Task directions:
Copy only this: the line containing "Output the web", the line containing "const barW = x(0.6) - x(0);", and every line between them, exactly as written.

Dataset rows:

※ ※ ※

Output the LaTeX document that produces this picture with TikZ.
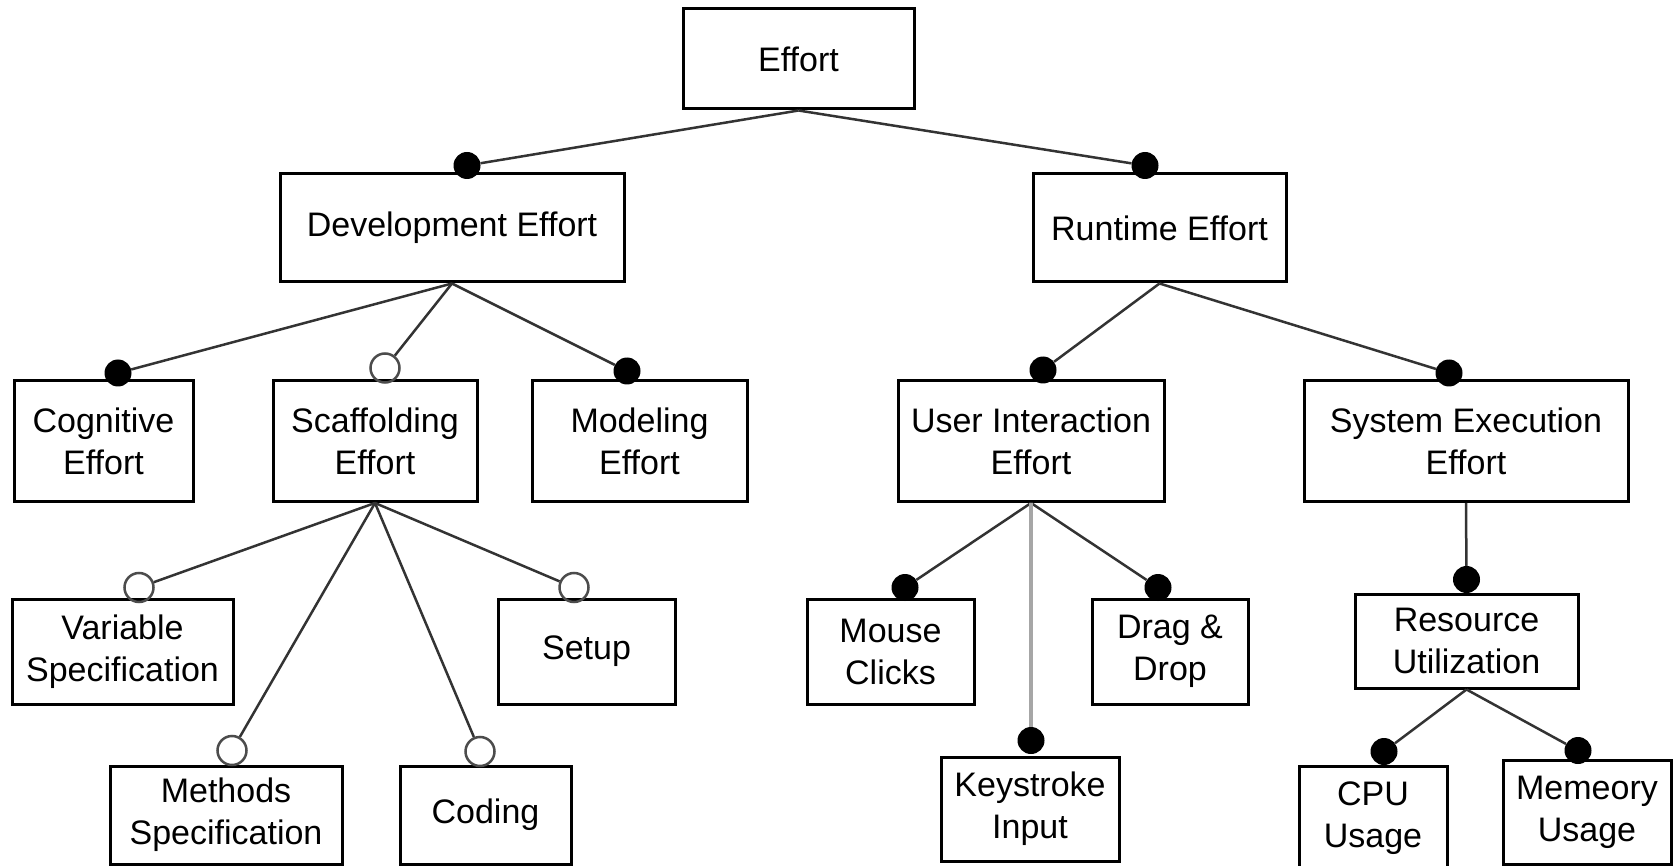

※ ※ ※

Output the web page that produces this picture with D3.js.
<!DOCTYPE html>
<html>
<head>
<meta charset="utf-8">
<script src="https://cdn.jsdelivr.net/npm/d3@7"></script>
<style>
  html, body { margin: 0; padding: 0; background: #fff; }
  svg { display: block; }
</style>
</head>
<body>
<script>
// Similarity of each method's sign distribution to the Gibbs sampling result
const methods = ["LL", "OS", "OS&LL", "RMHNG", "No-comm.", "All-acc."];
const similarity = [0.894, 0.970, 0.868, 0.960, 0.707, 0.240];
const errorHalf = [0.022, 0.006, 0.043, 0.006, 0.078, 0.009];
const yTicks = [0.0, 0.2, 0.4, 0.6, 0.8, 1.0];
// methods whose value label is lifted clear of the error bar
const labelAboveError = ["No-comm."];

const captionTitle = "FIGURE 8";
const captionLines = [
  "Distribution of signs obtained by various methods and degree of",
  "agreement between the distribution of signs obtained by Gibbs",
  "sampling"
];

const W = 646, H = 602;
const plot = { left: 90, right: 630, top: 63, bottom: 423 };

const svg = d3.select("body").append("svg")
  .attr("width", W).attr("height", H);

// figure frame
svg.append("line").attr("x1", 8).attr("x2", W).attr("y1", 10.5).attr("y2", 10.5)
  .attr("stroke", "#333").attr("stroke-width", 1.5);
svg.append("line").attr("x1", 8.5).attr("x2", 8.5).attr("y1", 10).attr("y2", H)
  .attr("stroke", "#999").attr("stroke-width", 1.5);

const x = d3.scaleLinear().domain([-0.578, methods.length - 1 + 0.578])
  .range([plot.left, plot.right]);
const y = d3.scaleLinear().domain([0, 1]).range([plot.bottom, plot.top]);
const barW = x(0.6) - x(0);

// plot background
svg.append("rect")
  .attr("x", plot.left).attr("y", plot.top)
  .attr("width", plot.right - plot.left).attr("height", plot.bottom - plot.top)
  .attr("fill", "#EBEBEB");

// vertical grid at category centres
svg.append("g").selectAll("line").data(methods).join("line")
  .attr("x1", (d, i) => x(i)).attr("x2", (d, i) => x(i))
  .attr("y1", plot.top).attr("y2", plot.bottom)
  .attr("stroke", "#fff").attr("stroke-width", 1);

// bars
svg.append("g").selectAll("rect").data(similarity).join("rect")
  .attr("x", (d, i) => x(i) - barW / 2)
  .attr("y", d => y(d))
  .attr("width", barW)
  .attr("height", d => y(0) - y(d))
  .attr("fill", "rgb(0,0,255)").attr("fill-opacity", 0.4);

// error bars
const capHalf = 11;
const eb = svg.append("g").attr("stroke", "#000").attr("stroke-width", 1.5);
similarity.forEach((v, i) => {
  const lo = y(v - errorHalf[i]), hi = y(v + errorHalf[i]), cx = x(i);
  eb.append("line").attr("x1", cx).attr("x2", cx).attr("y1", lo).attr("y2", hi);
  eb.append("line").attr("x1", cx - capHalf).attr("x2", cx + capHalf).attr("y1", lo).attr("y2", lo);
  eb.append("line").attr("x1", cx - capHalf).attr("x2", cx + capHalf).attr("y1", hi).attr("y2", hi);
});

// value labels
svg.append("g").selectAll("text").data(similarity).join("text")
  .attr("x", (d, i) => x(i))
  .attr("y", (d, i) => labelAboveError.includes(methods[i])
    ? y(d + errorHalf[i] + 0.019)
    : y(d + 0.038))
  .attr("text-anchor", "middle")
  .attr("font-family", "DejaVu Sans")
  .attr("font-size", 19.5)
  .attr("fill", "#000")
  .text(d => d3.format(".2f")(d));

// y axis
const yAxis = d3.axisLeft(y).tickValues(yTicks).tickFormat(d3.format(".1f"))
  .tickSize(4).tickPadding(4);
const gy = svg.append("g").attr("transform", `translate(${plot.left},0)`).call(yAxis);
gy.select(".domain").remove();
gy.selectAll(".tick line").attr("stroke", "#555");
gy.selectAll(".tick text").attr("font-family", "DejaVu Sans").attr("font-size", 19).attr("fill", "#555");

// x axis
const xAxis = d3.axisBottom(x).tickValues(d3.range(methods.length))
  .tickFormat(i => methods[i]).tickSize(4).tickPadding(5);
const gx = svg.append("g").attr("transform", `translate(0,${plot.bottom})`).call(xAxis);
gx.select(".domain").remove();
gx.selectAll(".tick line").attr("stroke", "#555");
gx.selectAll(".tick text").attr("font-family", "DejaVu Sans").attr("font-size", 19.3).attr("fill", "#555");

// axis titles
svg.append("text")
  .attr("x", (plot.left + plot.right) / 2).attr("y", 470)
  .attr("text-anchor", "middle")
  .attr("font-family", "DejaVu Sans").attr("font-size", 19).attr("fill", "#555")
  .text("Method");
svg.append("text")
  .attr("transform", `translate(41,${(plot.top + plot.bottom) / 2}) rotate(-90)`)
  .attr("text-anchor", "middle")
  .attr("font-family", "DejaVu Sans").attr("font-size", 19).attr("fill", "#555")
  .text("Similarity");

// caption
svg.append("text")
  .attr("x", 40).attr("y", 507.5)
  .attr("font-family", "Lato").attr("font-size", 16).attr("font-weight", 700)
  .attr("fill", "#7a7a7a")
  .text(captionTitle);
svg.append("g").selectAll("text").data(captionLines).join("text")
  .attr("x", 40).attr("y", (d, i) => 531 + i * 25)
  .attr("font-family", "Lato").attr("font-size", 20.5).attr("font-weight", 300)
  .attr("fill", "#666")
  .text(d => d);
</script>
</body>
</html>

※ ※ ※

Written answer:
Output the web page that produces this picture with D3.js.
<!DOCTYPE html>
<html>
<head>
<meta charset="utf-8">
<script src="https://cdn.jsdelivr.net/npm/d3@7"></script>
<style>
  html, body { margin: 0; padding: 0; background: #fff; }
  svg { display: block; }
</style>
</head>
<body>
<script>
// Similarity of each method's sign distribution to the Gibbs sampling result
const methods = ["LL", "OS", "OS&LL", "RMHNG", "No-comm.", "All-acc."];
const similarity = [0.894, 0.970, 0.868, 0.960, 0.707, 0.240];
const errorHalf = [0.022, 0.006, 0.043, 0.006, 0.078, 0.009];
const yTicks = [0.0, 0.2, 0.4, 0.6, 0.8, 1.0];
// methods whose value label is lifted clear of the error bar
const labelAboveError = ["No-comm."];

const captionTitle = "FIGURE 8";
const captionLines = [
  "Distribution of signs obtained by various methods and degree of",
  "agreement between the distribution of signs obtained by Gibbs",
  "sampling"
];

const W = 646, H = 602;
const plot = { left: 90, right: 630, top: 63, bottom: 423 };

const svg = d3.select("body").append("svg")
  .attr("width", W).attr("height", H);

// figure frame
svg.append("line").attr("x1", 8).attr("x2", W).attr("y1", 10.5).attr("y2", 10.5)
  .attr("stroke", "#333").attr("stroke-width", 1.5);
svg.append("line").attr("x1", 8.5).attr("x2", 8.5).attr("y1", 10).attr("y2", H)
  .attr("stroke", "#999").attr("stroke-width", 1.5);

const x = d3.scaleLinear().domain([-0.578, methods.length - 1 + 0.578])
  .range([plot.left, plot.right]);
const y = d3.scaleLinear().domain([0, 1]).range([plot.bottom, plot.top]);
const barW = x(0.6) - x(0);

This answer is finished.